Will you pardon me for just having a couple of spiritual moments here? I know that I am self-expository to a degree that would cause Freud to shake his beard from side to side, but I consider my readers friends and my friends, readers, so I tend to share my thoughts here. Peggy, on the other hand, writes in her non-online journal every night, purely for self-expression. She looks back over the older entries from time to time, but I have never ever so much as touched one of her journals, which date back to like 1847. It's the difference between her and me, that she is private with her thoughts, which, I can assure you, are far more profound that my erratic ravings.
I'll pause while you leap to my defense.
Pausing.
Paus-ing!!!
I've just come off a very uncomfortable 48 hours of waiting for some news about a friend who slipped off the radar the other night, after some unpleasantness with someone else. I am not a patient person when it comes to the welfare of others, so I fretted and knit my brows and imagined dozens of horrible scenarios and prayed a lot. I just saw a slogan that someone posted that said "God answers all prayers, but sometimes the answer is no." Well, God heard my entreaties and finally decided to have someone get in touch with me and let me know what was going on. That person told me the latest updates; no need to go into detail here, but here's the funny thing. The messenger that God chose to hip me to this whole thing turned out to be someone whose loyalty I previously questioned, and here they are, the one link that I could count on, after all.

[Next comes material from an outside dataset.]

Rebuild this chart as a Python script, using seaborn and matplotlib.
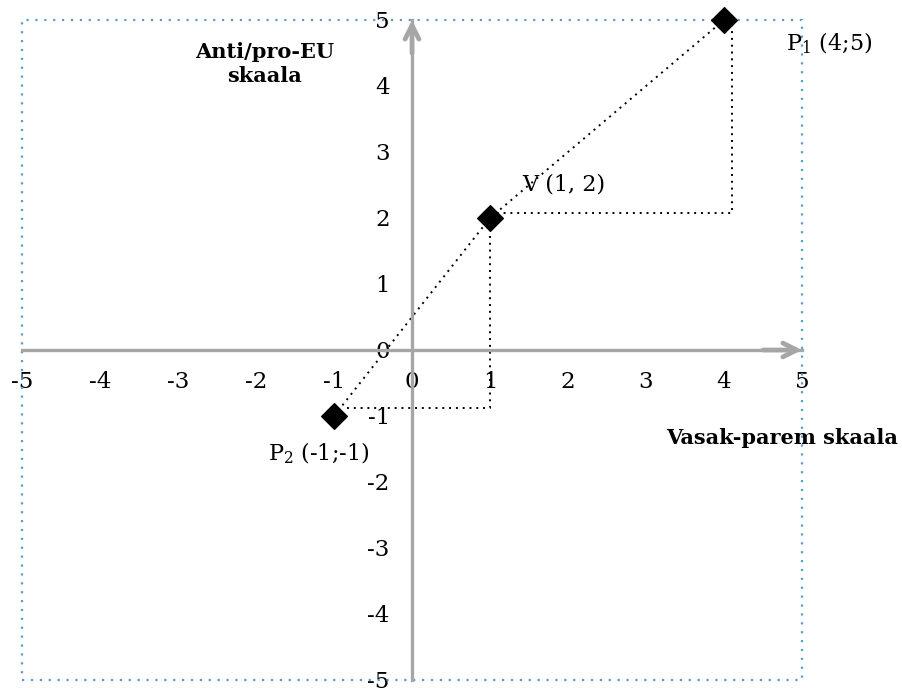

And then tonight I got the official death notice for another friend, a fellow who served in the county Fire Department for the length of a fine career and retired to be a local handyman kind of guy. Gosh, what a happy soul he was. He spent all his days and nights trying to help other people, whether in putting out the fire in their living room or rewiring the lamp in the foyer. He was a devout Christian, and he didn't mind sharing that with people either. But he had a series of strokes recently and was removed from life support.
So, this weekend I am dealing with a life that's been saved and a life that has ended, and of course the backdrop for the weekend is Memorial Day, and all that means to all of us. My mom was engaged to a man during WWII; he was killed in action when the plane he was flying was shot down. When my sister and I were kids, she spoke of him and his death, but in that way that people who have lived through a war have of nobly rising above the individual pain and mourning en masse. She had other friends who lost boyfriends, and she knew other guys who went to fight for freedom and never came back.
Death. Life. Second chances. How does it work out that I have been given so much in life, and have I told you how much I appreciate you for being in my life? Because, I do, the reason I bring it all up.